### SHORT TASK:
Tally the lines in the data that follows that include the word "this", and report nothing but the total.

───── GIVEN DATA

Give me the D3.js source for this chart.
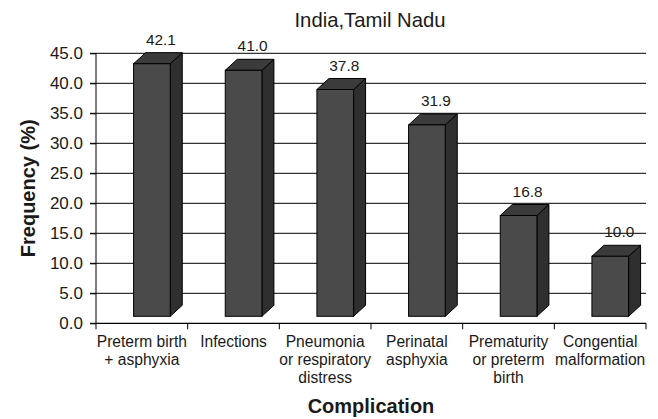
<!DOCTYPE html>
<html>
<head>
<meta charset="utf-8">
<script src="https://cdn.jsdelivr.net/npm/d3@7"></script>
<style>
  html, body { margin: 0; padding: 0; background: #fff; }
  svg { display: block; font-family: "Liberation Sans", Arial, Helvetica, sans-serif; }
</style>
</head>
<body>
<svg id="chart" width="658" height="419"></svg>
<script>
// ---- data ----
const categories = [
  "Preterm birth + asphyxia",
  "Infections",
  "Pneumonia or respiratory distress",
  "Perinatal asphyxia",
  "Prematurity or preterm birth",
  "Congential malformation"
];
const categoryLines = [
  ["Preterm birth", "+ asphyxia"],
  ["Infections"],
  ["Pneumonia", "or respiratory", "distress"],
  ["Perinatal", "asphyxia"],
  ["Prematurity", "or preterm", "birth"],
  ["Congential", "malformation"]
];
const values = [42.1, 41.0, 37.8, 31.9, 16.8, 10.0];
const yTicks = [0, 5, 10, 15, 20, 25, 30, 35, 40, 45];
const titleText = "India,Tamil Nadu";
const xTitle = "Complication";
const yTitle = "Frequency (%)";

// ---- layout ----
const plotL = 96, plotR = 646, plotT = 53.3, plotB = 323.3;
const depthX = 12, depthY = 11, floorOffset = 7;

const svg = d3.select("#chart");

const x = d3.scaleBand().domain(categories).range([plotL, plotR]).padding(0);
const y = d3.scaleLinear().domain([0, 45]).range([plotB, plotT]);

const bw = x.bandwidth();
const frontX = d => x(d) + bw * 0.41;
const frontW = bw * 0.40;

// gridlines (with outer ticks on the left)
svg.append("g")
  .selectAll("line")
  .data(yTicks.filter(t => t > 0))
  .join("line")
  .attr("x1", plotL - 6).attr("x2", plotR)
  .attr("y1", d => y(d)).attr("y2", d => y(d))
  .attr("stroke", "#000").attr("stroke-width", 1);

// bars
const bars = svg.append("g").selectAll("g")
  .data(categories.map((c, i) => ({ c, v: values[i] })))
  .join("g");

bars.each(function(d) {
  const g = d3.select(this);
  const x0 = frontX(d.c), x1 = x0 + frontW;
  const yt = y(d.v) - floorOffset, yb = y(0) - floorOffset;
  // side face
  g.append("path")
    .attr("d", `M${x1},${yt} L${x1 + depthX},${yt - depthY} L${x1 + depthX},${yb - depthY} L${x1},${yb} Z`)
    .attr("fill", "#2f2f2f").attr("stroke", "#000").attr("stroke-width", 1).attr("stroke-linejoin", "round");
  // top face
  g.append("path")
    .attr("d", `M${x0},${yt} L${x0 + depthX},${yt - depthY} L${x1 + depthX},${yt - depthY} L${x1},${yt} Z`)
    .attr("fill", "#3b3b3b").attr("stroke", "#000").attr("stroke-width", 1).attr("stroke-linejoin", "round");
  // front face
  g.append("rect")
    .attr("x", x0).attr("y", yt)
    .attr("width", frontW).attr("height", yb - yt)
    .attr("fill", "#4a4a4a").attr("stroke", "#000").attr("stroke-width", 1);
  // value label
  g.append("text")
    .attr("x", x0 + frontW / 2 + 9)
    .attr("y", y(d.v) - 26)
    .attr("text-anchor", "middle")
    .attr("font-size", 15.4)
    .attr("fill", "#1a1a1a")
    .text(d3.format(".1f")(d.v));
});

// y axis
const yAxis = svg.append("g")
  .attr("transform", `translate(${plotL},0)`)
  .call(d3.axisLeft(y).tickValues(yTicks).tickFormat(d3.format(".1f")).tickSize(6).tickPadding(7));
yAxis.select(".domain").attr("stroke", "#000").attr("d", `M-6,${plotB}H0V${plotT}`);
yAxis.selectAll("text").attr("font-size", 17).attr("fill", "#1a1a1a").attr("font-family", null);
yAxis.selectAll(".tick line").attr("stroke", "#000");

// x axis: line + boundary ticks
const boundaries = categories.map(c => x(c)).concat([plotR]);
svg.append("line")
  .attr("x1", plotL).attr("x2", plotR)
  .attr("y1", plotB).attr("y2", plotB)
  .attr("stroke", "#000").attr("stroke-width", 1.2);
svg.append("g").selectAll("line")
  .data(boundaries)
  .join("line")
  .attr("x1", d => d).attr("x2", d => d)
  .attr("y1", plotB).attr("y2", plotB + 6)
  .attr("stroke", "#000");

// x category labels
svg.append("g").selectAll("text")
  .data(categories)
  .join("text")
  .attr("x", d => x(d) + bw / 2)
  .attr("y", 346.7)
  .attr("text-anchor", "middle")
  .attr("font-size", 15.6)
  .attr("fill", "#1a1a1a")
  .each(function(d, i) {
    const t = d3.select(this);
    categoryLines[i].forEach((ln, j) => {
      t.append("tspan")
        .attr("x", x(d) + bw / 2)
        .attr("dy", j === 0 ? 0 : 18)
        .text(ln);
    });
  });

// title
svg.append("text")
  .attr("x", (plotL + plotR) / 2 - 1)
  .attr("y", 26.5)
  .attr("text-anchor", "middle")
  .attr("font-size", 20.3)
  .attr("fill", "#1a1a1a")
  .text(titleText);

// x title
svg.append("text")
  .attr("x", (plotL + plotR) / 2)
  .attr("y", 413)
  .attr("text-anchor", "middle")
  .attr("font-size", 20)
  .attr("font-weight", "bold")
  .attr("fill", "#1a1a1a")
  .text(xTitle);

// y title
svg.append("text")
  .attr("transform", `translate(35,${(plotT + plotB) / 2}) rotate(-90)`)
  .attr("text-anchor", "middle")
  .attr("font-size", 20)
  .attr("font-weight", "bold")
  .attr("fill", "#1a1a1a")
  .text(yTitle);
</script>
</body>
</html>
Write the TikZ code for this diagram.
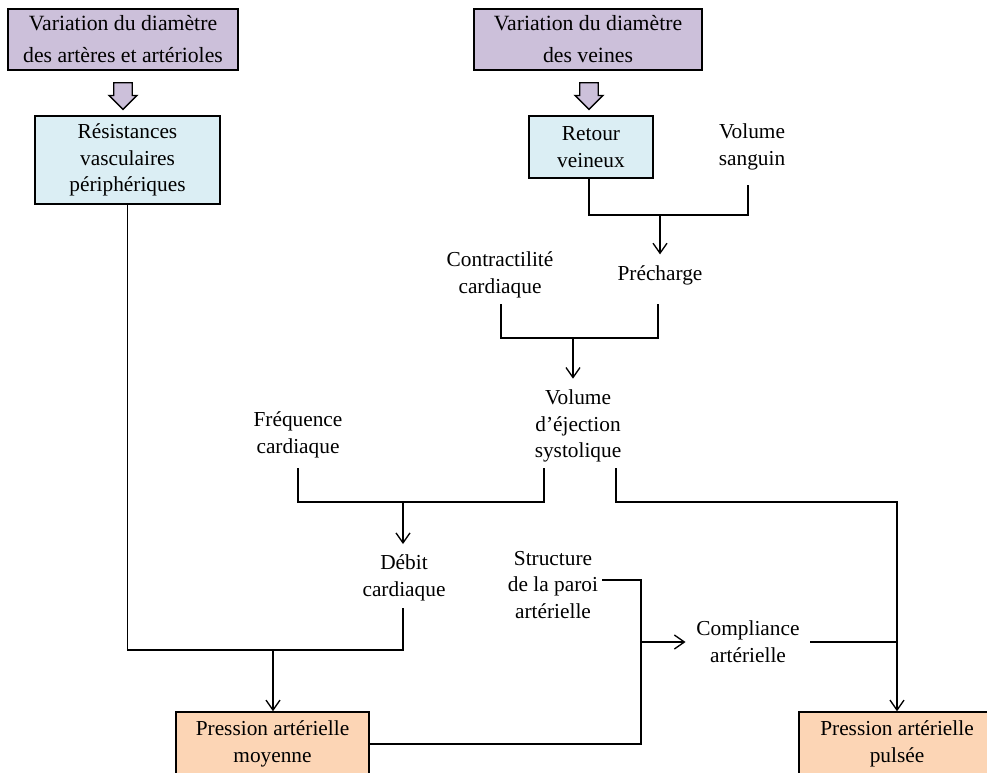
\documentclass[tikz,border=0pt]{standalone}
\usepackage{fontspec}
\setmainfont{Liberation Serif}
\usepackage{tikz}
\usetikzlibrary{arrows.meta, positioning, shapes.arrows, calc}
\definecolor{violetclair}{RGB}{204, 192, 218}
\definecolor{bleuclair}{RGB}{219, 238, 244}
\definecolor{orangeclair}{RGB}{252, 213, 181}
\newcommand{\grandtexte}{\fontsize{16.3}{24}\selectfont}
\newcommand{\texte}{\fontsize{16}{20}\selectfont}

\begin{document}
\begin{tikzpicture}[x=0.75pt, y=-0.75pt,
    boite/.style={draw, line width=1.1pt, font=\texte, align=center, inner sep=0pt},
    boitetitre/.style={boite, fill=violetclair, font=\grandtexte},
    libelle/.style={font=\texte, align=center, inner sep=8pt},
    trait/.style={line width=1pt},
    fleche/.style={trait, -{Straight Barb[length=7.5pt, width=10.5pt]}},
    grossefleche/.style={single arrow, draw, fill=violetclair, line width=1pt, rotate=-90,
        minimum height=20pt, minimum width=20pt, single arrow head extend=3.6pt,
        inner xsep=0pt, inner ysep=6.4pt}]
    \useasboundingbox (0,0) rectangle (987,773);

    % Cadres du haut (diamètre des vaisseaux)
    \node[boitetitre, minimum width=172.5pt, minimum height=45.75pt] (var1) at (123,39.5)
        {Variation du diamètre\\des artères et artérioles};
    \node[boitetitre, minimum width=171pt, minimum height=45.75pt] (var2) at (588,39.5)
        {Variation du diamètre\\des veines};

    % Grosses flèches violettes
    \node[grossefleche] (fl1) at (123,91.5) {};
    \node[grossefleche] (fl2) at (589,91.5) {};

    % Cadres bleus
    \node[boite, fill=bleuclair, minimum width=138.75pt, minimum height=66pt] (resist) at (127.5,160)
        {Résistances\\vasculaires\\périphériques};
    \node[boite, fill=bleuclair, minimum width=93pt, minimum height=46.5pt] (retour) at (591,147)
        {Retour\\veineux};

    % Textes libres
    \node[libelle] (sang) at (752,147) {Volume\\sanguin};
    \node[libelle] (prech) at (660,275) {Précharge};
    \node[libelle] (contr) at (500,275) {Contractilité\\cardiaque};
    \node[libelle] (vej) at (578,426) {Volume\\d’éjection\\systolique};
    \node[libelle] (freq) at (298,435) {Fréquence\\cardiaque};
    \node[libelle] (debit) at (404,578) {Débit\\cardiaque};
    \node[libelle] (struct) at (553,585) {Structure\\de la paroi\\artérielle};
    \node[libelle] (compl) at (748,642) {Compliance\\artérielle};

    % Cadres orange du bas
    \node[boite, fill=orangeclair, minimum width=144.75pt, minimum height=48pt] (pam) at (272.5,744)
        {Pression artérielle\\moyenne};
    \node[boite, fill=orangeclair, minimum width=147pt, minimum height=48pt] (pap) at (897,744)
        {Pression artérielle\\pulsée};

    % Points de jonction
    \coordinate (jprech) at (660,215);
    \coordinate (jvej) at (573,338);
    \coordinate (jdeb) at (403,502);
    \coordinate (jpam) at (273,650);
    \coordinate (jcompl) at (641,642);

    % Retour veineux + volume sanguin -> précharge
    \draw[trait] ($(retour.south)+(-2,0)$) |- ($(sang)+(-4,68)$) -- ($(sang)+(-4,38)$);
    \draw[fleche] (jprech) -- (jprech |- prech.north);

    % Contractilité + précharge -> volume d'éjection
    \draw[trait] ($(contr)+(1,29)$) |- ($(prech)+(-2,63)$) -- ($(prech)+(-2,29)$);
    \draw[fleche] (jvej) -- (jvej |- vej.north);

    % Fréquence + volume d'éjection -> débit
    \draw[trait] ($(freq)+(0,33)$) |- ($(vej)+(-34,76)$) -- ($(vej)+(-34,42)$);
    \draw[fleche] (jdeb) -- (jdeb |- debit.north);

    % Volume d'éjection -> pression pulsée
    \draw[fleche] ($(vej)+(38,42)$) -- ($(vej)+(38,76)$) -| (pap.north);
    \draw[trait] (compl.east) -- (compl.east -| pap.north);

    % Résistances + débit -> pression moyenne
    \draw[trait] (resist.south) |- ($(debit)+(-1,72)$) -- ($(debit)+(-1,30)$);
    \draw[fleche] (jpam) -- (jpam |- pam.north);

    % Structure de la paroi + pression moyenne -> compliance
    \draw[trait] ($(struct)+(49,-5)$) -| (jcompl);
    \draw[trait] (pam.east) -| (jcompl);
    \draw[fleche] (jcompl) -- (compl.west);
\end{tikzpicture}
\end{document}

──────────

### RESPONSE BELOW:
4